Ronnue is an American singer, director and music producer. He started out producing music for local Seattle and Atlanta artists. Frustrated with the current state of music, he decided to come from behind the scenes and record and produce his debut album “Introduction to Retro -Funk.” His style is influenced from music from the 70’s, 80’s and 90’s combined with today’s beats. There’s not a lot more to be known about his background, but he’s still on the rise with his latest music project, and the new single from the album is “17 Days (The Hood Mix)” feat. Figuz and Roc Phizzle, on Nue Avenues Entertainment.
“17 Days” is a song written by Prince, and here it gets the full-on treatment from Ronnue with the help of Figuz and Roc Phizzle. And “17 Days (The Hood Mix)” is the result, and it’s a cool effort to bring his modern skills to a retro-active song. The point is to keep it relaxed and mellow, without overdoing it. And Ronnue ultimately shows his respect to Prince in the process, with a hypnotic, laid back approach over the song. Everyone brings something to the table and helps him do the business on this. And there’s nothing simple about it but they make it sound so easy to do.
After hearing this single, you’ll be intrigued to hear more from Ronnue, just to get where he’s coming from with everything from his laid- back beats to his lyrics. Otherwise it’s not an easy call to know what Ronnue is all about, just from the short bio of an artist who considers himself a trend setter, rather than a trend follower. Being primarily a hip hop artist is one thing, but he is a soul, funk and R&B singer, over and above his rapping skills. His lyrics are the first thing to reflect that, because he’s telling stories as well as rapping. And there’s always a fine line to pulling that off over any selected or one’s own original music.

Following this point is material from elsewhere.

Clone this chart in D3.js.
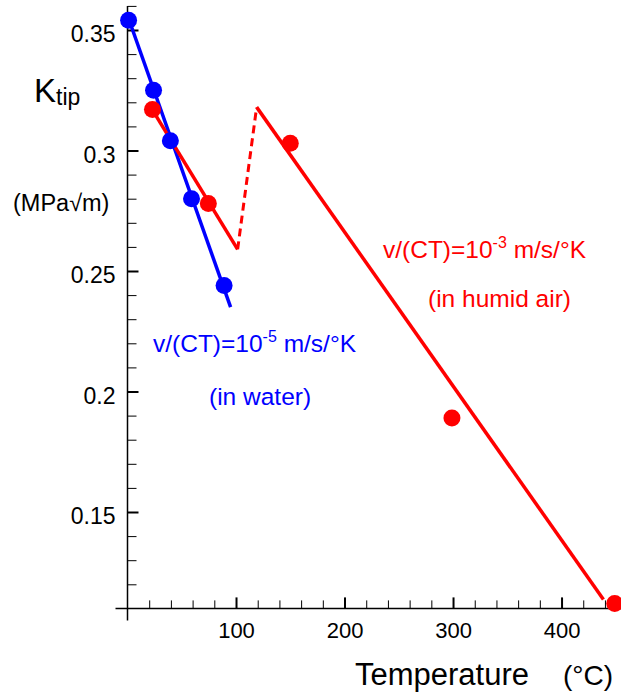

This modern feel I mentioned is really-just techniques of the trade, Ronnue himself is true to the old school sound and the way it was conveyed back in the day, which keeps you hooked as the single wares on. He doesn’t rely on the over use of technology either, it’s kept to a less is more appeal, and that comes from the 70s, 80s and 90s he’s steeped in. This is a single from the album, but another version can be found on the web with a video clip. They both work on the same level to get Ronnue’s voice and producing skills to the world, and the world should be taking notice of him and his featured players on it too.
The beats pop over the Prince arrangement as if they almost belong to it, and that’s only some of the magic he weaves into an already tried and true cut. And the lyrics get right to the point and the rest is gravy as the rapping takes over and steals the show. It’s all very lightly applied, so it does the business in complimenting the song. This is something of a detailed thing to notice, but once you do it shows how much respect is paid to Prince’s work. It’s like the best of two worlds colliding without crashing. Search it up and see what I mean without giving away too much. It’s a hot number Ronnue is cooking.